Un barrio bajo control

El aislamiento del barrio no sólo era simbólico. Era un aislamiento físico, pues sólo se podía acceder por un único punto después de cruzar un paso a nivel con barrera. Aquella barrera provista de franjas rojas y blancas era lo más parecido a una frontera. En los últimos años de existencia del barrio los gitanos se hicieron dueños de ese territorio. Bastaba cruzar la vía del ferrocarril y sentirse observado. Y no era una sensación, era una realidad, pues tras los cristales de una especie de colmado-bar situado a la derecha de la barrera, se apostaba un hombre obeso provisto de unos prismáticos con los que seguía los movimientos del visitante. Al cabo de un rato algunos chavales preguntaban, como por casualidad, a quién buscabas. Y sólo cuando pronunciabas el nombre de una de las familias del barrio dejaban de interesarse en el forastero.

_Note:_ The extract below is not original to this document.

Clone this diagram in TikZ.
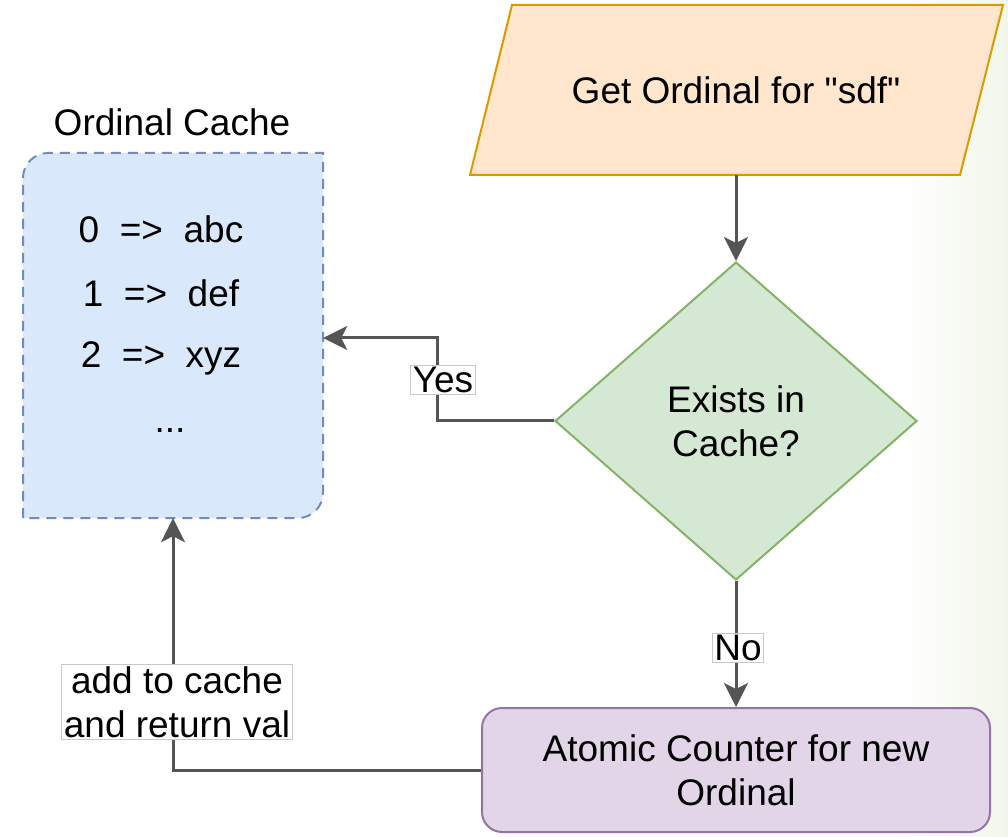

Al jefe de todo aquello le llamaban “tío”. Era el jefe del clan, una especie de cacique que se ocupaba de resolver conflictos, echar una mano cuando alguien lo necesitaba, pactar con las autoridades en el momento en que la situación lo exigía y controlar –a cambio de dinero- el asentamiento de nuevos barraquistas, una práctica completamente irregular.

En esas condiciones, trampeando la legalidad, se desarrolló la vida del Camp de la Bota hasta que la fiebre olímpica precipitó los acontecimientos. En 1989 el Ayuntamiento pagaba hasta cuatro millones de pesetas (24.000 euros) por cada chabola. Firmaban el acuerdo e inmediatamente aparecía una excavadora que en cuestión de minutos derribaba la barraca. En ese momento casi todos los ocupantes eran gitanos. Muchos de ellos se trasladaron a otros núcleos de barracas de la periferia y otros acabaron en La Mina, un barrio que es el paradigma de que el barraquismo no es necesariamente horizontal. En la práctica, pues, el barraquismo no desapareció, si acaso, cambió de ubicación.

A partir del domingo, una leyenda en una placa que estará situada junto al edificio Fòrum recordará que hace medio siglo alli vivieron, en condiciones precarias, hasta 4.000 personas, “gente trabajadora”. Recordará que, a pesar de todo, miles de personas hicieron de esas barracas un hogar.